The war in Afghanistan, the longest military engagement in U.S. history, continues to plod along without resolution. Despite our good intentions, good leadership on the ground, and $132 billion in reconstruction assistance, U.S. policy in that country has resulted in few long-term accomplishments. It is time to move forward.

Afghanistan remains well below the bottom half of the human development index. Corruption is systemic across all walks of life, from the beat cop patrolling the streets to the bureaucrat in Kabul. Afghans are so beleaguered by the violence that ordinary civilians are braving the summer temperatures to walk 100 miles in a peace march. In May alone, 1,317 civilians were killed — a 37% increase from the previous month.

U.S. special representative Zalmay Khalilzad is making another 16-day trip to multiple countries to trade ideas and enlist support for an intra-Afghan peace process. “We are moving forward,” Khalilzad wrote in a tweet before his latest consultations. “I am optimistic. Success will require other parties to show flexibility.”

I remain very hopeful and supportive of his efforts but cannot share his optimism. Generating that flexibility, of course, has repeatedly proven to be easier said than done. Pressing its advantage on the battlefield, the Taliban see no reason to discuss politics with an Afghan government they castigate as a foreign puppet and which will change once again after the upcoming September elections. Afghan President Ashraf Ghani’s calls to the Taliban for a ceasefire during this year’s Eid festivities have fallen on deaf ears.

It’s easy to become discouraged with peace talks moving at a snail’s pace (if they are moving at all). But nobody said striking peace in Afghanistan would be quick. It’s overly simplistic to assume a war approaching its 19th year could be resolved after a few months of talks, despite the good intentions of U.S. negotiators. The truth, however, is that the difficulty of the endeavor is irrelevant. Negotiations with the Taliban are unavoidable if we finally want to effectively conclude U.S. involvement in Afghanistan and see the return of our forces.

There’s no sense in sugar-coating it: At this point, many Americans believe the war has lost its purpose. The current commander, Army Gen. Scott Miller, and his predecessor, Gen. John Nicholson, both of whom I know personally, are smart, dedicated and capable military leaders who truly seek the best possible results for the U.S. and Afghanistan. But we can no longer continue our military involvement in order to establish the perfect conditions for negotiating a lasting peace. Delaying the diplomatic process and extending the U.S. military presence in Afghanistan for another few years in the hope of chipping away at the insurgency’s strength and increasing leverage at the table is unsustainable. We’ve tried that policy before and failed to capitalize on it.

Washington, therefore, has only one option: press forward with resolving the crisis through current diplomacy with the Taliban, however imperfect it is.

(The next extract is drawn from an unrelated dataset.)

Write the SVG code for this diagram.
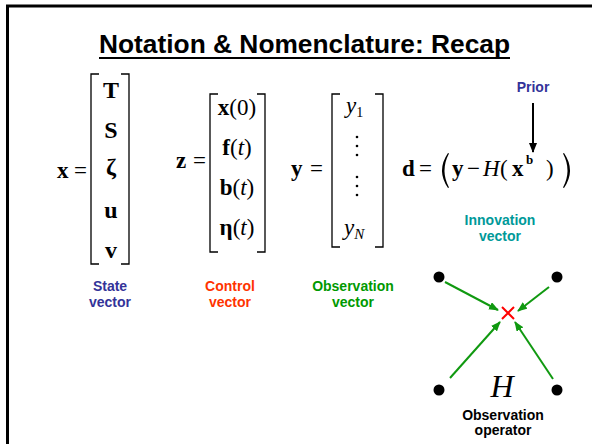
<svg xmlns="http://www.w3.org/2000/svg" width="592" height="444" viewBox="0 0 592 444">
<style>
.m{font-family:"Liberation Serif","Times New Roman",serif;font-size:23px;fill:#000}
.b{font-weight:bold}
.i{font-style:italic}
.lab{font-family:"Liberation Sans",Arial,sans-serif;font-weight:bold;font-size:14px;text-anchor:middle}
.br{fill:none;stroke:#000;stroke-width:1.3}
.g{stroke:#109910;stroke-width:2;fill:none;marker-end:url(#ga)}
</style>
<defs>
<marker id="ga" markerUnits="userSpaceOnUse" markerWidth="10" markerHeight="8" refX="9" refY="4" orient="auto">
<path d="M0,0 L10,4 L0,8 z" fill="#109910"/>
</marker>
<marker id="ka" markerUnits="userSpaceOnUse" markerWidth="10" markerHeight="10" refX="9" refY="4" orient="auto">
<path d="M0,0 L10,4 L0,8 z" fill="#000"/>
</marker>
</defs>
<rect width="592" height="444" fill="#fff"/>
<path d="M7.5,444 V6 H592" fill="none" stroke="#000" stroke-width="3"/>
<g id="title">
<text x="99" y="53" textLength="411" lengthAdjust="spacingAndGlyphs" font-family="Liberation Sans,Arial,sans-serif" font-weight="bold" font-size="25">Notation &amp; Nomenclature: Recap</text>
<line x1="99" y1="58" x2="510" y2="58" stroke="#000" stroke-width="2"/>
</g>
<g id="state-vector">
<text class="m b" x="57" y="178">x</text>
<text class="m" x="74" y="178">=</text>
<path class="br" d="M99,74 H91 V264 H99 M121,74 H129 V264 H121"/>
<g class="m b" text-anchor="middle" style="font-size:24px">
<text x="111" y="98">T</text>
<text x="111" y="138">S</text>
<text x="111" y="175">ζ</text>
<text x="111" y="218">u</text>
<text x="111" y="258">v</text>
</g>
<text class="lab" x="110" y="291" fill="#333399">State</text>
<text class="lab" x="110" y="307" fill="#333399">vector</text>
</g>
<g id="control-vector">
<text class="m b" x="176" y="168">z</text>
<text class="m" x="193" y="168">=</text>
<path class="br" d="M218,94 H210 V252 H218 M257,94 H265 V252 H257"/>
<g class="m" text-anchor="middle">
<text x="237" y="115"><tspan class="b">x</tspan>(0)</text>
<text x="237" y="155"><tspan class="b">f</tspan>(<tspan class="i">t</tspan>)</text>
<text x="237" y="195"><tspan class="b">b</tspan>(<tspan class="i">t</tspan>)</text>
<text x="237" y="235"><tspan class="b">η</tspan>(<tspan class="i">t</tspan>)</text>
</g>
<text class="lab" x="230" y="291" fill="#ff3300">Control</text>
<text class="lab" x="230" y="307" fill="#ff3300">vector</text>
</g>
<g id="observation-vector">
<text class="m b" x="291" y="176">y</text>
<text class="m" x="310" y="176">=</text>
<path class="br" d="M340,94 H332 V247 H340 M375,94 H383 V247 H375"/>
<text class="m i" x="346" y="113">y<tspan style="font-size:14px;font-style:normal" dy="4">1</tspan></text>
<g fill="#000">
<circle cx="357" cy="137" r="1.3"/><circle cx="357" cy="146" r="1.3"/><circle cx="357" cy="155" r="1.3"/>
<circle cx="357" cy="177" r="1.3"/><circle cx="357" cy="186" r="1.3"/><circle cx="357" cy="195" r="1.3"/>
</g>
<text class="m i" x="344" y="235">y<tspan style="font-size:15px" dy="4">N</tspan></text>
<text class="lab" x="353" y="291" fill="#009900">Observation</text>
<text class="lab" x="353" y="307" fill="#009900">vector</text>
</g>
<g id="innovation">
<text class="m b" x="402" y="176">d</text>
<text class="m" x="419" y="176">=</text>
<path d="M448,153 Q436,170.5 448,188 L449,187.5 Q440,170.5 449,153.5 Z" fill="#000"/>
<text class="m b" x="452" y="176">y</text>
<text class="m" x="467" y="176">−</text>
<text class="m i" x="483" y="176">H</text>
<text class="m" x="500" y="176">(</text>
<text class="m b" x="512" y="176">x</text>
<text class="m b" x="526" y="164" style="font-size:13px">b</text>
<text class="m" x="546" y="176">)</text>
<path d="M564,153 Q576,170.5 564,188 L563,187.5 Q572,170.5 563,153.5 Z" fill="#000"/>
<text class="lab" x="500" y="225" fill="#009999">Innovation</text>
<text class="lab" x="500" y="241" fill="#009999">vector</text>
</g>
<g id="prior">
<text class="lab" x="533" y="92" fill="#333399">Prior</text>
</g>
<g id="observation-operator">
<circle cx="439" cy="277" r="5.5" fill="#000"/>
<circle cx="557" cy="277" r="5.5" fill="#000"/>
<circle cx="439" cy="390" r="5.5" fill="#000"/>
<circle cx="557" cy="390" r="5.5" fill="#000"/>
<path d="M502,307 L514,319 M514,307 L502,319" stroke="#ff0000" stroke-width="2"/>
<text x="502" y="397" text-anchor="middle" font-family="Liberation Serif,serif" font-style="italic" font-size="32">H</text>
<text class="lab" x="503" y="420" fill="#000">Observation</text>
<text class="lab" x="503" y="435" fill="#000">operator</text>
</g>
<g id="connectors">
<line x1="533" y1="103" x2="533" y2="152" stroke="#000" stroke-width="2" marker-end="url(#ka)"/>
<line class="g" x1="445" y1="282" x2="498" y2="310"/>
<line class="g" x1="549" y1="287" x2="518" y2="311"/>
<line class="g" x1="450" y1="378" x2="500" y2="322"/>
<line class="g" x1="553" y1="379" x2="515" y2="322"/>
</g>
</svg>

Let’s not make the perfect the enemy of the good. We need an agreement that is good enough, one that can meet America’s core counterterrorism interests in the country and provide Afghan civil authorities with the opportunity to at least figure out their best way forward.

Any agreement must, at a minimum, provide the U.S. with tangible security guarantees regarding Taliban disassociation from al-Qaida and its commitment to fighting Islamic State after a U.S. military withdrawal. This will likely require international monitoring to ensure the Taliban meet their obligations under any agreement — an arrangement Taliban officials may not necessarily reject out of hand if it includes the departure of foreign combat troops from the country. Khalilzad must also send a clear message to the Taliban that the United States retains the right to act against any terrorist group in Afghanistan that presents an imminent threat to the American people. Self-defense is non-negotiable.

While the exact contours of Afghanistan’s political system are for the Afghans themselves to decide, Washington should have no reservations in expressing its position. The civil and political rights of all Afghans, regardless of gender, ethnicity, tribe or political ideology, should be accorded equal protection under the rule of law. The Afghan people will not support a return to the pre-2001 status quo.

The American people are no longer interested in Afghanistan, nor do they support a continuation of a war that has killed over 2,400 American soldiers, wounded tens of thousands of others, and cost over $740 billion. In the 18th year of the conflict, the United States has a weak hand. It must salvage what it can get at the peace table and remove itself from this conflict once and for all.

Retired Maj. Gen. F. Andrew Turley served in a wide variety of active duty, Air Force Reserve and Air National Guard judge advocate positions. He also served as a senior executive in the Air Force General Counsel’s Office, general counsel for a small Defense Department agency, and counsel in the George W. Bush White House. He is a fellow at the American College of National Security Leaders.